EASA Emissions Rules Draw Closer

 - November 8, 2017, 11:53 AM

Rules to establish new European-built jet aircraft CO2 emissions standards recommended by ICAO have moved a step nearer with the recent publication of an EASA Opinion. In the Opinion, EASA explains how and why it plans to adopt the emissions requirement rulemaking the agency proposed early this year.

These rules would be the first of the ICAO recommended international standards for CO2 aircraft emissions that would apply initially to large subsonic jets, including business jets, for which the application for a type certificate was submitted on or after Jan. 1, 2020. The standard would apply to new deliveries of current in-production large jet aircraft starting Jan. 1, 2023. All covered in-production airplanes must meet the standard by Jan. 1, 2028.

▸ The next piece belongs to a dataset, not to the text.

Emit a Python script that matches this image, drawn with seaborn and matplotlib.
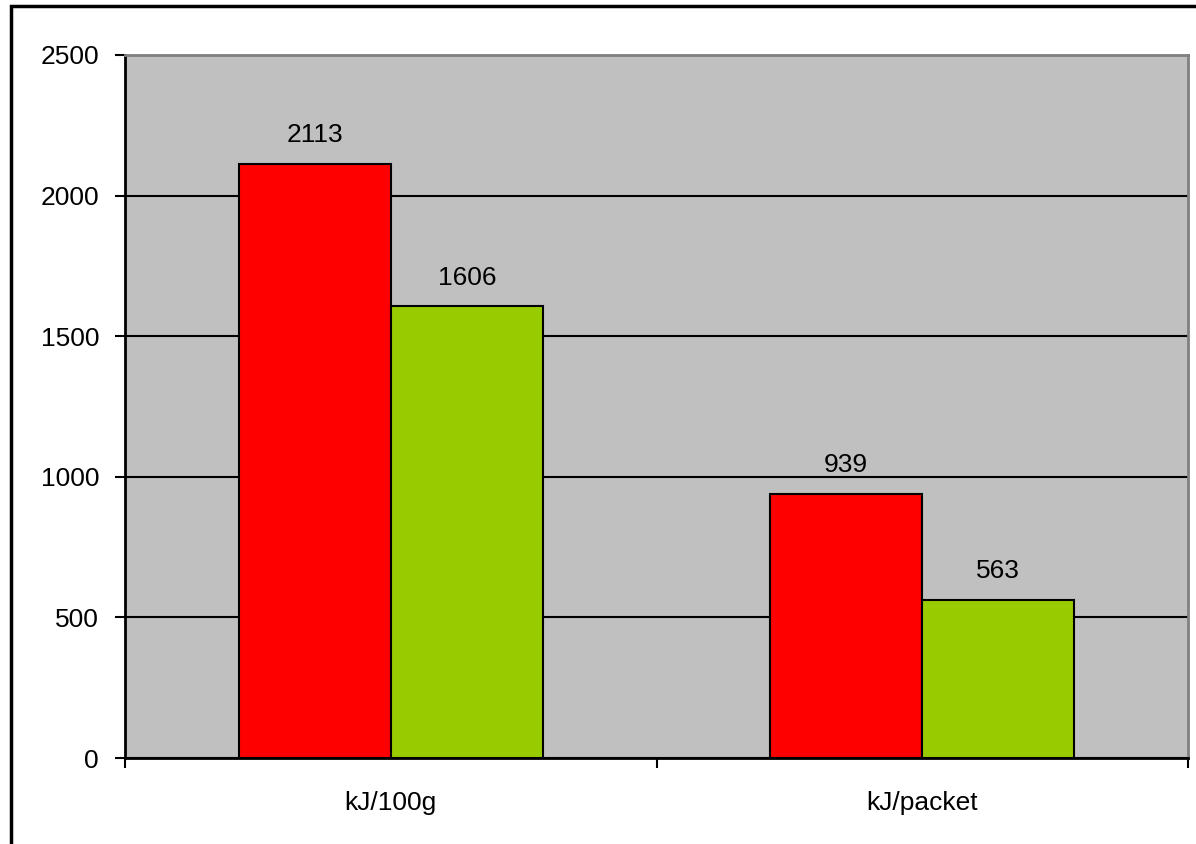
import matplotlib
matplotlib.use("Agg")
import matplotlib.pyplot as plt
import seaborn as sns
import pandas as pd
from matplotlib.patches import Rectangle

categories = ["kJ/100g", "kJ/packet"]
series_names = ["Product A", "Product B"]
series_a = [2113, 939]
series_b = [1606, 563]
y_ticks = [0, 500, 1000, 1500, 2000, 2500]

df = pd.DataFrame({
    "category": categories * 2,
    "series": [series_names[0]] * 2 + [series_names[1]] * 2,
    "value": series_a + series_b,
})

sns.set_style("white")
plt.rcParams["font.family"] = ["Liberation Sans", "DejaVu Sans"]
plt.rcParams["text.color"] = "black"
plt.rcParams["xtick.color"] = "black"
plt.rcParams["ytick.color"] = "black"

fig = plt.figure(figsize=(11.96, 8.44), dpi=100)
ax = fig.add_axes([125 / 1196, 1 - 758 / 844, (1188 - 125) / 1196, (758 - 55) / 844])

# outer chart border (runs off the right and bottom edges)
fig.patches.append(Rectangle((11 / 1196, -0.05), 1.2, 1 - 6 / 844 + 0.05,
                             transform=fig.transFigure, fill=False,
                             edgecolor="black", lw=2.5, zorder=10))

ax.set_facecolor("#C0C0C0")
sns.barplot(data=df, x="category", y="value", hue="series",
            palette=["#FF0000", "#99CC00"], width=0.5725,
            edgecolor="black", linewidth=1.5, saturation=1, ax=ax, zorder=3)

for cont in ax.containers:
    ax.bar_label(cont, fmt="%d", padding=12, fontsize=19, color="black")

ax.set_ylim(0, 2500)
ax.set_xlim(-0.5, 1.5)
ax.set_yticks(y_ticks)
ax.yaxis.grid(True, color="black", lw=1.5, zorder=1)
ax.set_axisbelow(True)

ax.set_xticks([0, 1])
ax.set_xticklabels(categories)
ax.set_xticks([-0.5, 0.5, 1.5], minor=True)
ax.tick_params(axis="x", which="major", length=0, pad=24, labelsize=19)
ax.tick_params(axis="x", which="minor", length=7.2, width=1.5, color="black",
               direction="out", bottom=True)
ax.tick_params(axis="y", length=7.2, width=1.5, color="black", direction="out",
               left=True, pad=11.5, labelsize=19)

ax.set_xlabel("")
ax.set_ylabel("")
if ax.get_legend() is not None:
    ax.get_legend().remove()

for side in ["left", "bottom"]:
    ax.spines[side].set_color("black")
    ax.spines[side].set_linewidth(2)
for side in ["top", "right"]:
    ax.spines[side].set_color("#808080")
    ax.spines[side].set_linewidth(2)
    ax.spines[side].set_visible(True)

fig.savefig("out.png", dpi=100)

In-production aircraft that by 2028 do not meet the standard will no longer be able to be produced unless their designs are sufficiently modified. Jet airplanes with an mtow of less than 12,500 pounds are exempt, as are turboprops with an mtow of less than 19,000 pounds and all piston-engine airplanes.

In addition to the new aircraft emissions requirements, operational efficiency measures will be regulated by the ICAO Carbon Offsetting and Reduction Scheme for International Aviation, or Corsia.  Basically, covered craft operators must offset the growth in their carbon emissions in international flying on an annual basis from a 2020 baseline.

However, most business aircraft operators will not be covered by Corsia because there is an exemption for aircraft that emit less than 10,000 tonnes of CO2 in international flights annually. According to the International Business Aviation Council (IBAC), even the BBJ and ACJ produce less than 6,600 tonnes annually (assuming 900 hours of flight time) and less than 3,000 tonnes when flying 400 hours annually.  

The EASA Opinion reported that the 43 comments it received from state organizations and from industry on the proposed amendment published in January were “generally positive, with some suggestions for clarification of the text.” Four comments were received from non-governmental organizations that questioned the methodology of the standard-setting process and the “environmental effectiveness” of the final decisions.

EASA executive director Patrick Ky addressed the environmental effectiveness. “These new aviation environmental standards will contribute to improved local air quality and to the overall climate change objectives of the Paris Agreement,” he said. “EASA is committed to a cleaner and quieter aviation sector through a variety of measures, including aircraft engine environmental standards, while supporting improved operational practices, sustainable aviation fuels, market-based measures and voluntary industry initiatives.”

EASA is expected to adopt the final rule in the fourth quarter of 2018. Meanwhile, the FAA has yet to publish proposed rulemaking to implement the ICAO standards that would establish emissions rules for new U.S.-manufactured airplanes.